Дальше был Манеж 62-го года, а за ним потянулась длинная череда угрюмых лет без всякой надежды, пока в начале 70-х вдруг не открыли еврейскую щель эмиграции. Прометавшись пару лет, Эрнст глухо заговорил об отъезде.
Уехав, писал друзьям письма. Вот небольшие выдержки.
«…Моё творчество всегда рассматривалось как умышленное действие против начальства. Соображения о законах и внутренней логике развития искусства, мои личные эстетические вкусы и намерения не брались в расчёт. Рассматривались как ложь, как хитрая маска, скрывающая истинные цели — нанести идеологический вред, т. е. оскорбить начальство, сделать назло ему — начальству. Отяготить его и без того хлопотную и ответственную деятельность. Более того, художественное творчество часто приравнивается к прямой диверсии против личных интересов начальства. В наших условиях это трактуется как диверсия против государства. Начальство рассматривает себя как первопричину, вокруг которой курится всё. Так старики часто упрекают не замечающую их молодежь в том, что она громко разговаривает, чтобы их — стариков — раздражать, целуются, чтобы их — стариков — шокировать. Если в постановлениях и официальных документах отклонения от генеральной линии в искусстве осуждается как идеологическое извращение, то при доверительных разговорах с начальством любого уровня выясняется, что всякое индивидуальное проявление воспринимается как личное оскорбление».
«…Только сейчас я понимаю, почему я, при своей зрительной памяти, никогда не различал лиц, почему я всегда забывал имена и фамилии, почему я забывал людей вообще и многие обстоятельства своей жизни. Это была защитная, подсознательная работа психики, это было благо, которое меня спасло. Но сейчас, именно сейчас, по каким-то странным законам памяти, вдруг, вспоминаешь! И яркая ярость, отвращение и стыд охватывают тебя. Как это могло быть? Неужели я всё это терпел? Этот долголетний вонючий сон, этот похабный позор, этот болотный кошмар! И стёртые для меня навсегда лица моих врагов вдруг, выпукло и стереоярко всплывают в моем сознании с их бессмысленной жизнью, наложившей на всё их существо печать раболепия и скудности. И это они меня затравили! Они меня заставили уехать, а не я их вышвырнул вон. Нет, я не собирался их никуда вышвыривать. Я имел в виду, вон из моего искусства, из моей судьбы, из моей личной жизни».

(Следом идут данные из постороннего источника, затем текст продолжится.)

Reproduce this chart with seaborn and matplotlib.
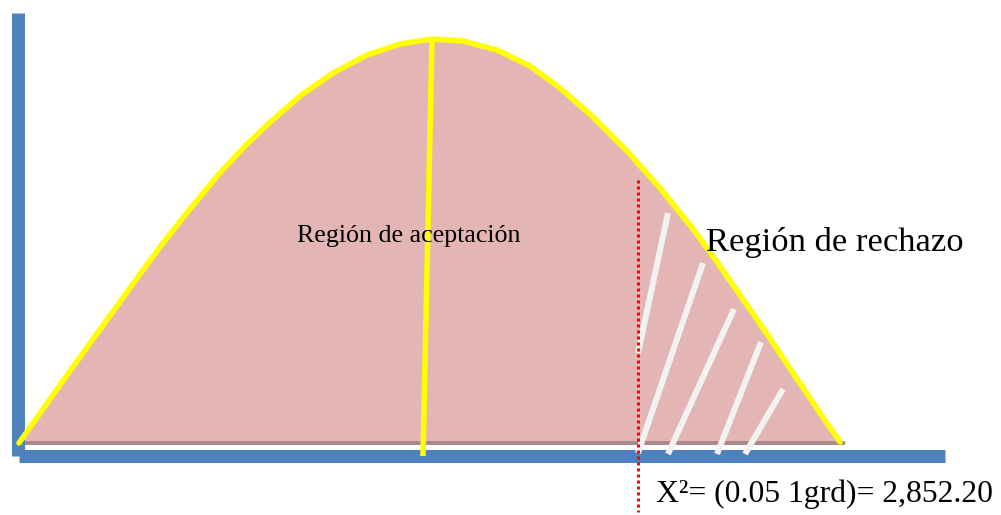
import numpy as np
import pandas as pd
import matplotlib
matplotlib.use("Agg")
import matplotlib.pyplot as plt
import seaborn as sns

# Curve (x position, height above the baseline)
curve_x = [19, 43, 70, 93, 117, 140, 163, 190, 219, 245, 267, 300, 333, 367, 400, 432,
           463, 497, 530, 560, 593, 627, 660, 693, 717, 740, 765, 793, 820, 840]
curve_y = [0, 34, 72, 104, 137, 169, 200, 234, 269, 297, 318, 347, 370, 388, 399, 404,
           402, 393, 377, 355, 326, 292, 255, 214, 181, 148, 112, 70, 30, 1]

# Mean line (slightly slanted in the original)
mean_x = [432, 423]
mean_y = [403, -13]

# Critical value marker
crit_x = 638
crit_top = 263
crit_bottom = -69

# White hatch strokes in the rejection region: (x0, y0, x1, y1)
hatch_x0 = [668, 703, 734, 761, 783]
hatch_y0 = [230, 180, 134, 101, 54]
hatch_x1 = [638, 638, 668, 717, 745]
hatch_y1 = [90, -10, -11, -11, -11]

label_accept = "Región de aceptación"
label_reject = "Región de rechazo"
label_crit = "X²= (0.05 1grd)= 2,852.20"

sns.set_style("white")
plt.rcParams['font.family'] = ['Liberation Serif', 'DejaVu Serif']

df = pd.DataFrame({'x': curve_x, 'y': curve_y})

fig = plt.figure(figsize=(10.01, 5.15), dpi=100)
ax = fig.add_axes([0, 0, 1, 1])
ax.set_xlim(0, 1001)
ax.set_ylim(-72, 443)
ax.axis('off')

px = 0.72  # one pixel in points

# shaded area under the curve
ax.fill_between(df['x'], 0, df['y'], color='#e3b5b5', lw=0, zorder=1)
ax.plot([19, 845], [0, 0], color='#a88a8b', lw=4 * px, solid_capstyle='butt', zorder=2)

# blue axes
ax.plot([17.5, 17.5], [430, -13], color='#4f81bd', lw=13 * px, solid_capstyle='butt', zorder=3)
ax.plot([19, 945], [-13, -13], color='#4f81bd', lw=13 * px, solid_capstyle='butt', zorder=3)

# curve outline
sns.lineplot(data=df, x='x', y='y', color='#ffff00', lw=5.5 * px, ax=ax,
             sort=False, zorder=4, solid_joinstyle='round')
ax.plot(mean_x, mean_y, color='#ffff00', lw=5.5 * px, solid_capstyle='butt', zorder=4)

# hatch strokes
for x0, y0, x1, y1 in zip(hatch_x0, hatch_y0, hatch_x1, hatch_y1):
    ax.plot([x0, x1], [y0, y1], color='#f2f2f2', lw=6 * px,
            solid_capstyle='butt', zorder=5)

# critical value line
ax.plot([crit_x, crit_x], [crit_top, crit_bottom], color='#ff0000',
        lw=3 * px, linestyle=(0, (1, 1)), zorder=6)

ax.text(297, 207, label_accept, fontsize=18.7, color='black', va='center', ha='left', zorder=7)
ax.text(706, 201, label_reject, fontsize=24.8, color='black', va='center', ha='left', zorder=7)
ax.text(656, -51, label_crit, fontsize=22.8, color='black', va='center', ha='left', zorder=7)

ax.set_xlabel('')
ax.set_ylabel('')
fig.savefig('out.png', dpi=100)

«Вместе с тем очень часто, именно здесь, приходит гнев. Очень горько и выпукло, именно здесь, сознается, чего меня лишили, как сломали мой талант. О каких вшей разбивался мой ум и темперамент. Только сейчас я понял, насколько я от природы талантлив, если весь этот МОСХ, весь этот Мухосранск не до конца убил меня. Только сейчас я понимаю, в какие грандиозные художники готовила меня природа и что бы было…»

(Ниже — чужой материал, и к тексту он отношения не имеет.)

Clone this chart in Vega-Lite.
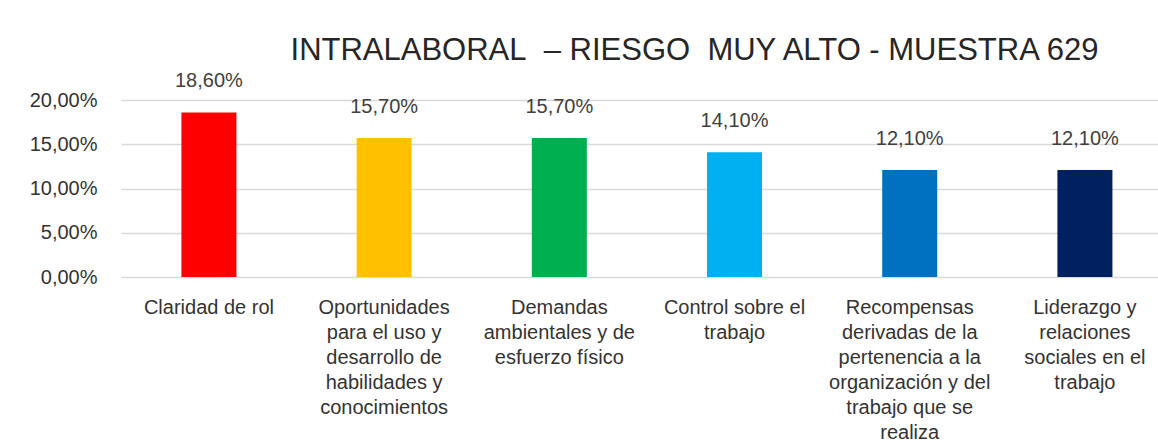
{
  "$schema": "https://vega.github.io/schema/vega-lite/v6.json",
  "width": 1037,
  "height": 177,
  "autosize": {"type": "none"},
  "padding": {"left": 121, "top": 100, "right": 0, "bottom": 170},
  "background": "white",
  "config": {
    "locale": {"number": {"decimal": ",", "thousands": ".", "grouping": [3], "currency": ["", " €"]}},
    "view": {"stroke": null},
    "font": "Liberation Sans"
  },
  "title": {
    "text": "INTRALABORAL\u00a0 – RIESGO\u00a0 MUY ALTO - MUESTRA 629",
    "font": "Liberation Sans",
    "fontSize": 31,
    "fontWeight": "normal",
    "color": "#262626",
    "anchor": "middle",
    "dx": 55,
    "dy": 34,
    "offset": 38
  },
  "data": {
    "values": [
      {"dim": "Claridad de rol", "value": 0.186},
      {"dim": "Oportunidades\npara el uso y\ndesarrollo de\nhabilidades y\nconocimientos", "value": 0.157},
      {"dim": "Demandas\nambientales y de\nesfuerzo físico", "value": 0.157},
      {"dim": "Control sobre el\ntrabajo", "value": 0.141},
      {"dim": "Recompensas\nderivadas de la\npertenencia a la\norganización y del\ntrabajo que se\nrealiza", "value": 0.121},
      {"dim": "Liderazgo y\nrelaciones\nsociales en el\ntrabajo", "value": 0.121}
    ]
  },
  "encoding": {
    "x": {
      "field": "dim",
      "type": "nominal",
      "sort": null,
      "scale": {"paddingInner": 0.686, "paddingOuter": 0.3025, "align": 0.57},
      "axis": {
        "title": null,
        "labelAngle": 0,
        "labelExpr": "split(datum.label, '\\n')",
        "labelFontSize": 20,
        "labelLineHeight": 25,
        "labelColor": "#333333",
        "labelPadding": 20,
        "labelLimit": 250,
        "labelOverlap": false,
        "ticks": false,
        "domain": false
      }
    }
  },
  "layer": [
    {
      "mark": {"type": "bar"},
      "encoding": {
        "y": {
          "field": "value",
          "type": "quantitative",
          "scale": {"domain": [0, 0.2]},
          "axis": {
            "title": null,
            "values": [0, 0.05, 0.1, 0.15, 0.2],
            "format": ".2%",
            "domain": false,
            "ticks": false,
            "labelPadding": 24,
            "labelFontSize": 20,
            "labelColor": "#333333",
            "gridColor": "#d9d9d9",
            "gridWidth": 1.3
          }
        },
        "color": {
          "field": "dim",
          "type": "nominal",
          "sort": null,
          "scale": {"range": ["#FF0000", "#FFC000", "#00B050", "#00B0F0", "#0070C0", "#002060"]},
          "legend": null
        }
      }
    },
    {
      "mark": {"type": "text", "dy": -25, "baseline": "alphabetic", "fontSize": 20, "color": "#404040"},
      "encoding": {
        "y": {"field": "value", "type": "quantitative"},
        "text": {"field": "value", "type": "quantitative", "format": ".2%"}
      }
    }
  ]
}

В прошлом году я был у него в Америке. Разговор, разговор, разговор. Рассказ о том, как умирала Белла Абрамовна.
Старый. Больной. Только что перенёс тяжеленную операцию. Один. Жена уехала отдыхать.
Про меня спросил — не более.
Переполнен прожитым, устал и боится смерти. И не знает, что делать со сделанным. Прямо, как я, один в один.
Эрнст творит легенду — не врёт, выдумывает, но без этого творчество — не творчество, а занятие.